Global humanitarian need is on the rise. While women, girls, men, and boys all suffer in a crisis, structural gender inequalities mean women and girls face greater obstacles in reaching their potential and leading safe, healthy, and dignified lives. Disasters kill more women than men, and hit women’s livelihoods hardest.

Supporting women's agency in emergencies

Women also play critical roles in emergency situations – supporting relief and recovery efforts, and taking on increasing responsibilities inside and outside of the house. As gender dynamics shift during crises, Canada and other donors face critical opportunities to support women’s valuable contributions, while building more equitable and self-reliant communities.

Download CARE Canada's Humanitarian policy brief [PDF]


The following recommendations underscore critical pathways by which the Government of Canada can foster real change in the way humanitarian assistance is delivered, while recommitting to the humanitarian principles, international human rights and other frameworks for protecting the most vulnerable in conflict.

  1. The Government of Canada should promote respect for the humanitarian principles, preserve the civilian nature of humanitarian response and provide the political support and leadership to negotiate improved humanitarian access. 

  2. The Government of Canada should allocate multi-year humanitarian funding, including through predictable budget allocations to Global Affairs Canada’s International Humanitarian Assistance (IHA) Directorate

  3. The Government of Canada’s new international assistance policy should include clear guidelines around the timeliness of humanitarian funding.
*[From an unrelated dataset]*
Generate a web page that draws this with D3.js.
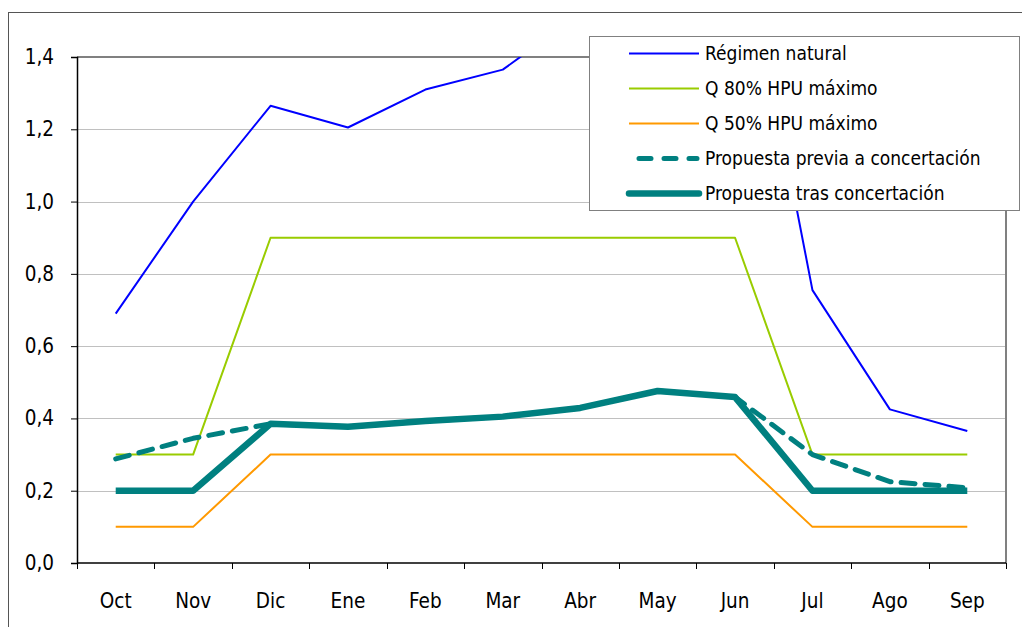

  4. The Government of Canada should promote innovative humanitarian approaches by increasing its un-earmarked investments in NGO partners, and scaling up the successful Canadian Humanitarian Assistance Fund (CHAF) model. 

  5. The Government of Canada should ensure that its humanitarian assistance is delivered in a manner that is transparent and accountable to beneficiaries, without imposing additional transaction costs.

  6. The Government of Canada should adopt humanitarian assistance mechanisms capable of supporting both immediate responses in emergencies, as well as longer-term resilience programming, while ensuring organizations are able to pivot between activities as the operating context evolves.

  7. The Government of Canada should invest in disaster risk reduction and resilience-building programs in line with commitments made under the Sendai Framework on Disaster Risk Reduction and the Paris Climate Change Agreement.

  8. The Government of Canada should only fund proposals that are at minimum marked ‘Gender Sensitive’ on the IASC tool.

  9. The Government of Canada should open a call for "feminist response" proposals focused on stand-alone gender-in-emergencies programming.

  10. The Government of Canada should promote capacity building for civil society and partnerships as a separate, critical component of humanitarian programs and outputs.